At its centre is a distinct hollow, and curving around that hollow to the north and south are two pronounced arms of raised earth. This is a fulacht fia, a type of prehistoric cooking site found in considerable numbers across Ireland, typically in wet or marshy ground close to a water source. The general principle involved heating stones in a fire, dropping them into a water-filled trough to bring it to the boil, and using that heated water to cook meat. Over repeated use, the shattered, heat-cracked stones were raked out and piled around the trough, gradually building up the characteristic horseshoe or kidney shape that survives in the landscape today.
At Lissatava, the evidence of that process is still readable in the mound itself.
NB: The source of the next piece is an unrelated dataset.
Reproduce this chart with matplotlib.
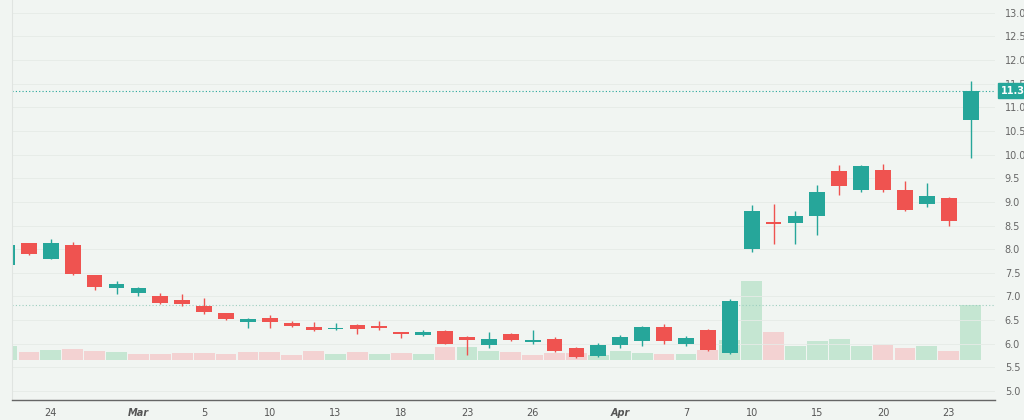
import matplotlib
matplotlib.use("Agg")
import matplotlib.pyplot as plt
import numpy as np

opens  = [7.67,8.12,7.80,8.09,7.45,7.17,7.08,7.00,6.93,6.80,6.64,6.46,6.55,6.43,6.35,6.31,6.39,6.37,6.24,6.18,6.27,6.14,5.97,6.21,
          6.04,6.10,5.92,5.75,5.98,6.05,6.35,6.00,6.28,5.80,8.00,8.57,8.55,8.70,9.65,9.25,9.68,9.25,8.95,9.08,10.74]
closes = [8.09,7.89,8.12,7.47,7.21,7.26,7.17,6.87,6.84,6.67,6.53,6.52,6.45,6.37,6.29,6.33,6.31,6.34,6.20,6.25,6.00,6.07,6.10,6.08,
          6.06,5.85,5.72,5.98,6.15,6.35,6.05,6.12,5.87,6.90,8.80,8.53,8.70,9.20,9.33,9.75,9.25,8.83,9.12,8.60,11.35]
highs  = [8.10,8.13,8.22,8.15,7.46,7.33,7.21,7.07,7.05,6.97,6.66,6.55,6.60,6.49,6.45,6.44,6.41,6.49,6.25,6.28,6.29,6.16,6.24,6.22,
          6.30,6.14,5.94,6.02,6.18,6.38,6.42,6.17,6.31,6.95,8.93,8.95,8.80,9.35,9.78,9.77,9.80,9.45,9.40,9.10,11.56]
lows   = [7.66,7.87,7.79,7.46,7.14,7.05,7.02,6.85,6.80,6.62,6.51,6.34,6.34,6.36,6.26,6.30,6.21,6.29,6.12,6.16,5.99,5.77,5.92,6.05,
          6.00,5.82,5.70,5.72,5.90,5.96,6.00,5.95,5.85,5.78,7.95,8.10,8.10,8.30,9.15,9.20,9.20,8.80,8.90,8.50,9.92]
volumes = [14,8.3,10,10.7,9,8,6,6,6.7,6.7,6,8,8,5,8.7,6,8,6,7.3,6,13.3,12.7,8.7,8,
           5.3,6.7,6.7,5.3,9,7,6.3,6.3,10,20,79,28,14,19,21,14,15,12,14,9,55]
vol_up = [1,0,1,0,0,1,0,0,0,0,0,0,0,0,0,1,0,1,0,1,0,1,1,0,
          0,0,0,1,1,1,0,1,0,1,1,0,1,1,1,1,0,0,1,0,1]
tick_idx = [2,6,9,12,15,18,21,24,28,31,34,37,40,43]
tick_lbl = ["24","Mar","5","10","13","18","23","26","Apr","7","10","15","20","23"]
price_ticks = [5.0,5.5,6.0,6.5,7.0,7.5,8.0,8.5,9.0,9.5,10.0,10.5,11.0,11.5,12.0,12.5,13.0]
last_price = 11.35

UP, DN = "#26a69a", "#ef5350"
BG = "#f1f5f2"
W, H = 1024, 420
fig = plt.figure(figsize=(W/100, H/100), dpi=100, facecolor=BG)
ax = fig.add_axes([12/W, 1-400/H, (995-12)/W, 400/H])
ax.set_facecolor(BG)
axv = ax.twinx()
ax.set_zorder(2); ax.patch.set_visible(False)
axv.set_zorder(1)

x = np.arange(len(opens))
for yv in price_ticks:
    ax.axhline(yv, color="#e6ebe7", lw=0.6, zorder=0)

vcols = [("#c5e6d2" if u else "#f3d2d2") for u in vol_up]
axv.bar(x, volumes, width=0.95, color=vcols, bottom=0)
axv.set_ylim(-40, 360)
axv.axhline(volumes[-1], color="#9ccfc0", lw=0.8, ls=(0, (1, 2)))
axv.axis("off")

for i in x:
    c = UP if closes[i] >= opens[i] else DN
    ax.vlines(i, lows[i], highs[i], color=c, lw=1)
    b = min(opens[i], closes[i]); h = max(abs(closes[i]-opens[i]), 0.03)
    ax.bar(i, h, bottom=b, width=0.72, color=c)

ax.axhline(last_price, color=UP, lw=0.8, ls=(0, (1, 2)))
ax.set_xlim(0.228, 45.11)
ax.set_ylim(4.81, 13.27)
ax.yaxis.tick_right()
ax.set_yticks(price_ticks)
ax.set_yticklabels([f"{v:.1f}" for v in price_ticks])
ax.tick_params(axis="y", length=0, labelsize=7, labelcolor="#666666", pad=7)
ax.set_xticks(tick_idx)
ax.set_xticklabels(tick_lbl)
for t in ax.get_xticklabels():
    if t.get_text() in ("Mar", "Apr"):
        t.set_fontweight("bold"); t.set_fontstyle("italic")
ax.tick_params(axis="x", length=0, labelsize=7, labelcolor="#555555", pad=6)
for s in ("top", "right"):
    ax.spines[s].set_visible(False)
ax.spines["bottom"].set_color("#666666"); ax.spines["bottom"].set_linewidth(1)
ax.spines["left"].set_color("#e0e4e1")
ax.text(1.006, last_price, f"{last_price:.2f}", transform=ax.get_yaxis_transform(),
        color="white", fontsize=7, fontweight="bold", va="center", ha="left",
        bbox=dict(boxstyle="square,pad=0.25", fc=UP, ec=UP), clip_on=False, zorder=5)
fig.savefig("out.png", dpi=100, facecolor=BG)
Where farm stock have eroded the edges, fragments of heat-shattered sandstone sit in charcoal-rich soil, the direct residue of prehistoric fires and boiling. The central depression, roughly two and a half metres north to south and three and a half metres east to west, likely marks the position of the original trough. The mound is lowest on its western side, and a small pool of standing water was noted immediately to the north at the time of survey, possibly a recent digging-out but in any case occupying ground that would naturally have held water. A second burnt mound, a closely related site, lies approximately thirty metres to the south-west, suggesting that this wet patch of ground was returned to, or used in parallel, at some point in prehistory. Two smaller depressions on the mound's surface, one on the north-north-west edge and one on the south side, add further texture to a site that has clearly been subject to both ancient activity and more recent disturbance.